LA DÈCHE, LE TWIST ET LE RESTE
(Paroles et musique : H.-F. Thiéfaine)
Tous les deux on pousse nos haillons
Dans un igloo à bon marché
Sous les toits d’une masure bidon
En compagnie des araignées
Toi tu vis ta vie d’alcoolique
Entre ces quatre murs lamentables
Moi je bricole et je fabrique
Des chansons qui sont invendables
Twiste et chante, moi je flippe
Twiste et chante, moi je flippe
On bouffe une fois tous les trois jours
Avec des boîtes de cassoulet
Qu’on arrive à panner en douce
Dans leurs superbes supermarchés
Et quand on est à bout de fric
Tu fous le camp chez les émigrés
Leur faire découvrir l’Amérique
Dans des passes non déclarées
Twiste et chante, moi je flippe
Twiste et chante, moi je flippe
Et quand je m’en vais prendre l’air
Du côté des femmes faciles
Tu te jettes sur la bouteille d’éther
Pour ton vol plané à 2000
On ne s’aime plus d’amour et d’eau fraîche
La vue de l’eau te fait hurler
Et notre amour à coups de dèche
S’est peu à peu désintégré
Twiste et chante, moi je flippe
Twiste et chante, moi je flippe
On vit comme ça par habitude
Et surtout parce que c’est pratique
De pallier la solitude
En buvant à la même barrique
Ça peut durer jusqu’à toujours
A moins que l’on ait le courage
De se dire merde un beau jour
Et de mettre fin au naufrage
Twiste et chante, moi je flippe
Twiste et chante, moi je flippe
Vous racontez vos années de « galérien » dans une chanson, « La dèche, le twist et le reste » qui fait écho à « La vie d’artiste » de Léo Ferré.
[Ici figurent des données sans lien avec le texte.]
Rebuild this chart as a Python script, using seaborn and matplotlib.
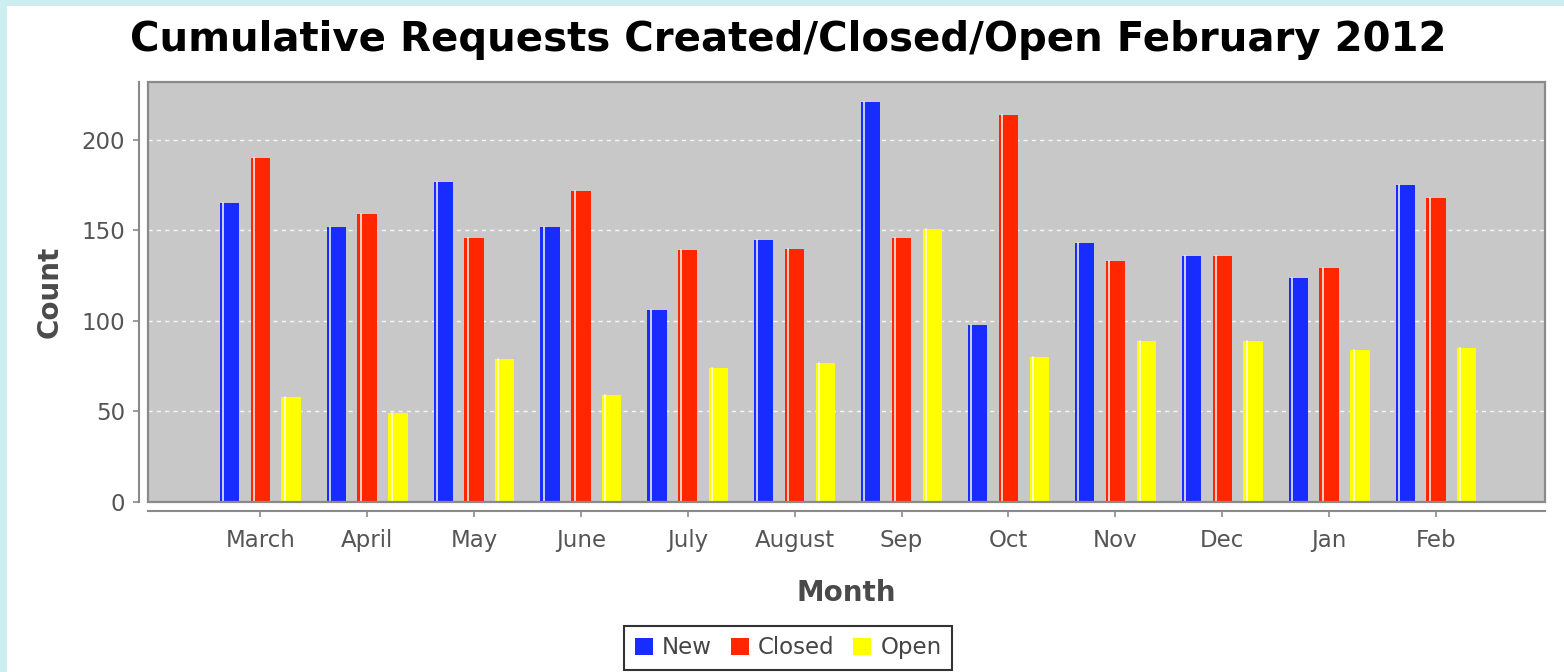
import pandas as pd
import matplotlib.pyplot as plt
import seaborn as sns
from matplotlib.patches import Rectangle

months = ['March', 'April', 'May', 'June', 'July', 'August', 'Sep', 'Oct', 'Nov', 'Dec', 'Jan', 'Feb']
new = [165, 152, 177, 152, 106, 145, 221, 98, 143, 136, 124, 175]
closed = [190, 159, 146, 172, 139, 140, 146, 214, 133, 136, 129, 168]
open_ = [58, 49, 79, 59, 74, 77, 151, 80, 89, 89, 84, 85]
series = ['New', 'Closed', 'Open']
colors = ['#182cff', '#ff2600', '#ffff00']

df = pd.DataFrame({'Month': months * 3,
                   'Count': new + closed + open_,
                   'Type': [s for s in series for _ in months]})

sns.set_style('white')
plt.rcParams['font.family'] = ['DejaVu Sans']

fig = plt.figure(figsize=(15.64, 6.72), dpi=100)
fig.patch.set_facecolor('#cdeef0')
fig.add_artist(Rectangle((7 / 1564, 0), 1, 1 - 6 / 672, transform=fig.transFigure,
                         facecolor='white', edgecolor='none', zorder=-1))

ax = fig.add_axes([148 / 1564, 1 - 502 / 672, (1545 - 148) / 1564, (502 - 82) / 672])
ax.set_facecolor('#c8c8c8')

sns.barplot(data=df, x='Month', y='Count', hue='Type', order=months, hue_order=series,
            palette=colors, saturation=1, width=0.865, gap=0.375, linewidth=0, ax=ax)

# little white highlight line near the left edge of each bar
for p in ax.patches:
    if p.get_height() > 0:
        x = p.get_x() + p.get_width() * 0.17
        ax.plot([x, x], [0, p.get_height()], color='white', lw=1.2, alpha=0.9, zorder=3)

ax.set_xlim(-1.05, 12.02)
ax.set_ylim(0, 232)
ax.set_yticks([0, 50, 100, 150, 200])
ax.yaxis.grid(True, color='white', linestyle=(0, (3, 3)), lw=1, alpha=0.85)
ax.set_axisbelow(True)

for s in ['top', 'right']:
    ax.spines[s].set_visible(False)
for s in ['left', 'bottom']:
    ax.spines[s].set_position(('outward', 6.5))
    ax.spines[s].set_color('#8a8a8a')
    ax.spines[s].set_linewidth(1.5)
ax.add_patch(Rectangle((0, 0), 1, 1, transform=ax.transAxes, fill=False,
                       edgecolor='#8a8a8a', lw=1.6, clip_on=False, zorder=5))

ax.tick_params(axis='both', colors='#8a8a8a', labelcolor='#555555', labelsize=16.5,
               length=4, width=1.2, left=True, bottom=True)
ax.tick_params(axis='x', pad=9)
ax.tick_params(axis='y', pad=6)

ax.set_xlabel('Month', fontsize=20, fontweight='bold', color='#4a4a4a')
ax.set_ylabel('Count', fontsize=20, fontweight='bold', color='#4a4a4a')
ax.xaxis.label.set_va('center')
ax.xaxis.set_label_coords(0.4996, -0.217)
ax.yaxis.label.set_va('center')
ax.yaxis.set_label_coords(-0.0702, 0.5)

handles, labels = ax.get_legend_handles_labels()
ax.get_legend().remove()
leg = fig.legend(handles, labels, loc='upper center', bbox_to_anchor=(0.504, 1 - 626 / 672),
                 ncol=3, fontsize=16.5, frameon=True, fancybox=False, edgecolor='black',
                 handlelength=0.8, handleheight=0.8, handletextpad=0.4, columnspacing=0.8,
                 borderpad=0.45, borderaxespad=0, labelcolor='#444444')
leg.get_frame().set_linewidth(1.5)

fig.text(0.504, 1 - 40 / 672, 'Cumulative Requests Created/Closed/Open February 2012',
         ha='center', va='center', fontsize=29, fontweight='bold', color='black')

fig.savefig('out.png', dpi=100)
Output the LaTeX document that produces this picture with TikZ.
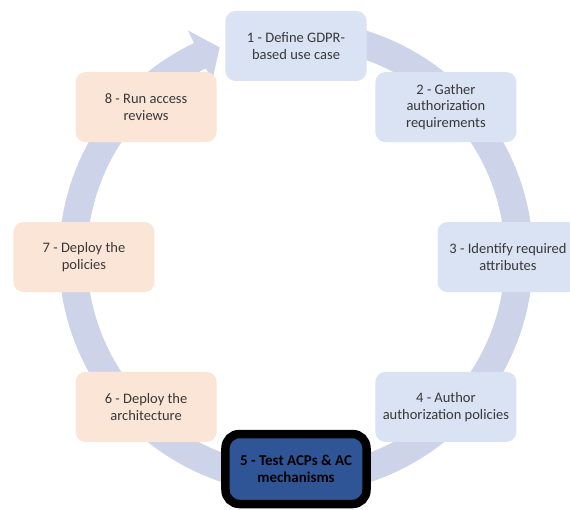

En 1971, quand je suis « monté » à Paris en sortant de la fac, avec pour seul viatique une guitare et un sac à dos, je ne pensais pas que je passerais de si longues années de galère à traîner dans les rues comme un SDF, parfois même comme un paria… Au départ, pour survivre, j’ai fait une série de petits boulots. Puis, en 1973, alors que je commençais à passer dans certains cabarets avec mon One Dog Show Comme un Chien dans un Cimetière, j’ai décidé d’abandonner tous ces petits jobs qui m’épuisaient et m’enlevaient toute mon énergie pour essayer de ne vivre que de mes chansons. Je voulais surtout avoir tout mon temps pour écrire et composer. C’est à partir de ce moment-là que j’ai commencé à plonger dans mes années les plus noires : mes rares passages en cabaret ne me permettaient pas de manger à ma faim et malgré l’aide de certains « mécènes » qui parfois m’hébergeaient, je me suis retrouvé malade avec des ganglions gros comme des œufs à l’aine et aux aisselles… Bien sûr, je n’avais pas la sécu. Je suis donc allé là où les hôpitaux étaient gratuits, c’est-à-dire ceux qui étaient spécialisés dans la recherche. On me diagnostiqua une insuffisance pondérale et des carences en protéines, vitamines, sels minéraux etc. Bref, en fait on m’apprenait que j’étais tout simplement en train de mourir de faim… au sens propre ! C’est dans ce contexte que j’ai composé « La dèche, le twist et le reste ».